A newly discovered family of enzymes might hold the key to converting plant waste into sustainable products like nylon, plastics, chemicals and fuels.
The new family of enzymes known as cytochrome P450 are active on the building blocks of lignin—the organic polymer that is deposited in the cell walls of plants, acts as scaffolding for plants, and is central to water delivery, while providing strength and defense against pathogens.
“This new cytochrome P450 enzyme can degrade a lot of different lignin-based substrates,” Gregg Beckham, PhD, from the U.S. Department of Energy’s National Renewable Energy Laboratory (NREL), said in a statement. “That’s good because it means it can then be engineered to be a specialist for a specific molecule and we can evolve it further to push it in a certain direction.
“We now have one of the most well-known, versatile, engineerable and evolvable classes of enzymes ready to go as a foothold for biotechnology to move forward and make the enzyme better.”
Scientists have long attempted to efficiently break down lignin, one of the most complex components of plants.
“We have assembled an international team for the discovery and engineering of naturally occurring enzymes,” John McGeehan, a professor at the University of Portsmouth, said in a statement. “Enzymes are biological catalysts that can perform incredible reactions, breaking down some of our toughest natural and man-made polymers.
“To protect their sugar-containing cellulose, plants have evolved a fascinatingly complicated material called lignin that only a small selection of fungi and bacteria can tackle,” he added. “However, lignin represents a vast potential source of sustainable chemicals, so if we can find a way to extract and use those building blocks, we can create great things.”
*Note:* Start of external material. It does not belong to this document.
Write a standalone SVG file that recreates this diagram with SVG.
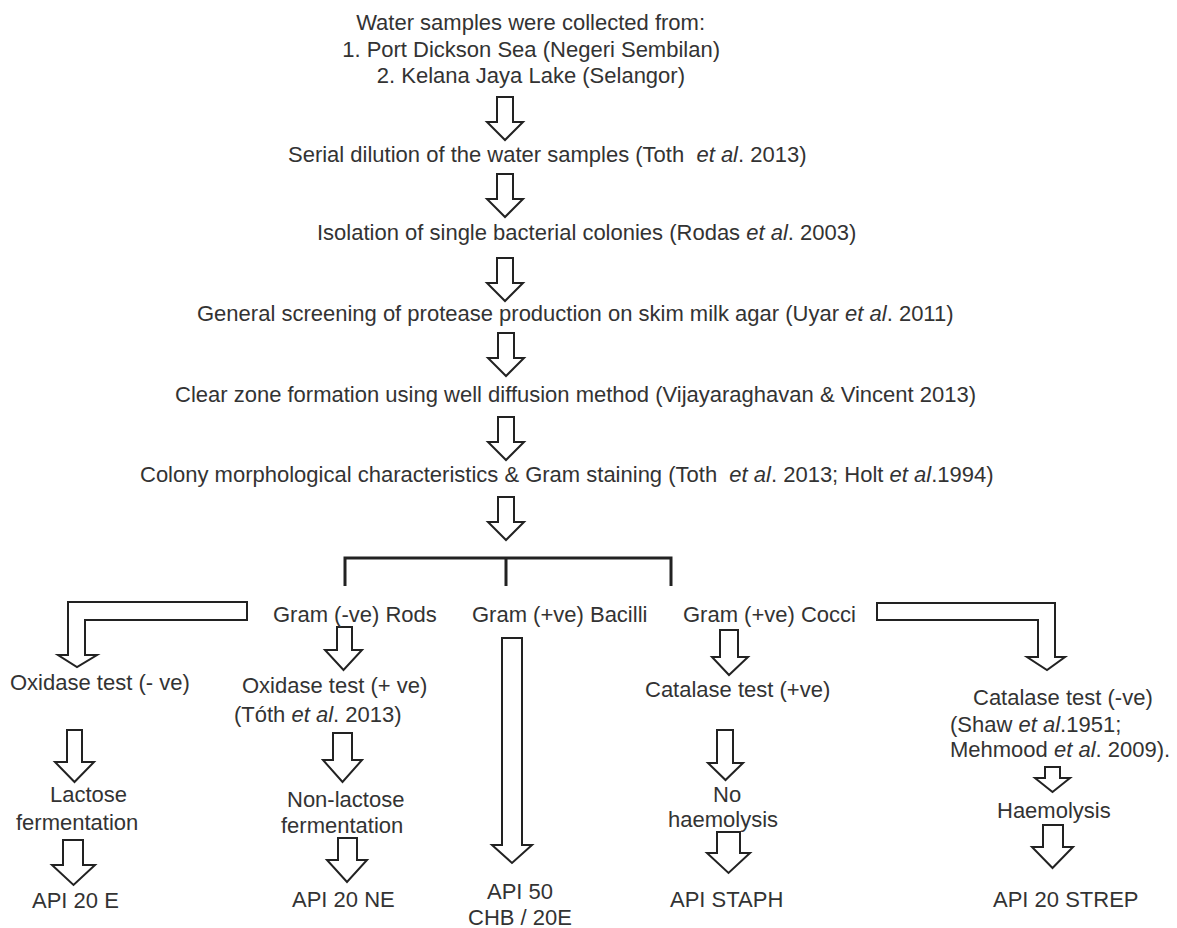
<svg xmlns="http://www.w3.org/2000/svg" width="1177" height="928" viewBox="0 0 1177 928">
<style>
text{font-family:"Liberation Sans",Arial,sans-serif;font-size:22px;fill:#333;}
.i{font-style:italic;}
.pre{white-space:pre;}
.arr{fill:#fff;stroke:#222;stroke-width:2;stroke-linejoin:miter;}
.br{fill:none;stroke:#222;stroke-width:3;}
</style>
<defs>
<path id="da" d="M-8,0 H8 V25 H18 L0,43 L-18,25 H-8 Z"/>
</defs>
<rect width="1177" height="928" fill="#fff"/>
<g id="connectors">
<use href="#da" class="arr" x="505" y="97"/>
<use href="#da" class="arr" x="505" y="174"/>
<use href="#da" class="arr" x="505" y="258"/>
<use href="#da" class="arr" x="506" y="333"/>
<use href="#da" class="arr" x="506" y="417"/>
<use href="#da" class="arr" x="506" y="497"/>
<path class="br" d="M345,586 V558 H671 V586 M506,558 V586"/>
<path class="arr" d="M247,602 H68 V655 H58 L77,667 L97,655 H85 V620 H247 Z"/>
<path class="arr" d="M877,603 H1055 V657 H1065 L1047,670 L1027,657 H1038 V620 H877 Z"/>
<path class="arr" d="M337,627 H352 V650 H362 L343.5,670 L325,650 H337 Z"/>
<path class="arr" d="M67,730 H82 V762 H94 L74.5,782 L55,762 H67 Z"/>
<path class="arr" d="M63,840 H83 V865 H95 L73.5,885 L52,865 H63 Z"/>
<path class="arr" d="M333,733 H352 V760 H362 L342.5,782 L323,760 H333 Z"/>
<path class="arr" d="M338,838 H357 V860 H367 L347,882 L327,860 H338 Z"/>
<path class="arr" d="M502,638 H522 V845 H532 L512,863 L492,845 H502 Z"/>
<path class="arr" d="M720,630 H738 V657 H748 L729,675 L712,657 H720 Z"/>
<path class="arr" d="M717,730 H733 V763 H743 L725.5,780 L708,763 H717 Z"/>
<path class="arr" d="M717,832 H740 V853 H750 L728.5,873 L707,853 H717 Z"/>
<path class="arr" d="M1045,767 H1060 V778 H1070 L1052.5,792 L1035,778 H1045 Z"/>
<path class="arr" d="M1043,825 H1063 V847 H1073 L1052.5,868 L1032,847 H1043 Z"/>
</g>
<g id="n-water">
<text x="705" y="30" text-anchor="end">Water samples were collected from:</text>
<text x="720" y="57" text-anchor="end">1. Port Dickson Sea (Negeri Sembilan)</text>
<text x="685" y="83" text-anchor="end">2. Kelana Jaya Lake (Selangor)</text>
</g>
<g id="n-serial"><text x="288" y="162" class="pre">Serial dilution of the water samples (Toth  <tspan class="i">et al</tspan>. 2013)</text></g>
<g id="n-isolation"><text x="317" y="240">Isolation of single bacterial colonies (Rodas <tspan class="i">et al</tspan>. 2003)</text></g>
<g id="n-screening"><text x="197" y="321">General screening of protease production on skim milk agar (Uyar <tspan class="i">et al</tspan>. 2011)</text></g>
<g id="n-clearzone"><text x="175" y="402">Clear zone formation using well diffusion method (Vijayaraghavan &amp; Vincent 2013)</text></g>
<g id="n-colony"><text x="140" y="482" class="pre">Colony morphological characteristics &amp; Gram staining (Toth  <tspan class="i">et al</tspan>. 2013; Holt <tspan class="i">et al</tspan>.1994)</text></g>
<g id="n-gramneg"><text x="273" y="622">Gram (-ve) Rods</text></g>
<g id="n-bacilli"><text x="472" y="622">Gram (+ve) Bacilli</text></g>
<g id="n-cocci"><text x="683" y="622">Gram (+ve) Cocci</text></g>
<g id="n-oxneg"><text x="10" y="690">Oxidase test (- ve)</text></g>
<g id="n-oxpos"><text x="242" y="693">Oxidase test (+ ve)</text><text x="234" y="722">(Tóth <tspan class="i">et al</tspan>. 2013)</text></g>
<g id="n-catpos"><text x="645" y="697">Catalase test (+ve)</text></g>
<g id="n-catneg"><text x="973" y="705">Catalase test (-ve)</text><text x="950" y="732">(Shaw <tspan class="i">et al</tspan>.1951;</text><text x="950" y="757">Mehmood <tspan class="i">et al</tspan>. 2009).</text></g>
<g id="n-lactose"><text x="50" y="802">Lactose</text><text x="16" y="830">fermentation</text></g>
<g id="n-nonlactose"><text x="287" y="807">Non-lactose</text><text x="281" y="833">fermentation</text></g>
<g id="n-nohaem"><text x="713" y="802">No</text><text x="668" y="827">haemolysis</text></g>
<g id="n-haem"><text x="997" y="818">Haemolysis</text></g>
<g id="n-api20e"><text x="32" y="908">API 20 E</text></g>
<g id="n-api20ne"><text x="292" y="907">API 20 NE</text></g>
<g id="n-api50"><text x="487" y="899">API 50</text><text x="468" y="925">CHB / 20E</text></g>
<g id="n-apistaph"><text x="670" y="907">API STAPH</text></g>
<g id="n-api20strep"><text x="993" y="907">API 20 STREP</text></g>
</svg>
According to McGeehan, cellulose and lignin are among the most abundant biopolymers on Earth. The international research team was able to release a crucial bottleneck in the process of breaking down lignin to basic chemicals providing a route to make new materials and chemicals.
The discovery also could lead to products created from lignin that will reduce the reliance on oil to make everyday products, offering an alternative to burning it to help reduce carbon dioxide emissions.
“There is a long-standing phrase—you can make anything out of lignin except money—but by harnessing the power of enzymes, this is set to change,” Sam Mallinson, a PhD student in structural biology at the University of Portsmouth and first author on the paper, said in a statement. “Using advanced techniques, from X-ray crystallography at the Diamond Light Source synchrotron, to advanced computer modelling, we have been able to understand the detailed workings of a brand new enzyme system.”
Earlier this year, a University of Georgia research team developed a new method to speed up the evolution of the P450 enzyme. The Portsmouth researchers are now collaborating with the team from Georgia to discover and evolve even faster enzymes for converting lignin into high-value sustainable products.
The study was published in Nature Communications.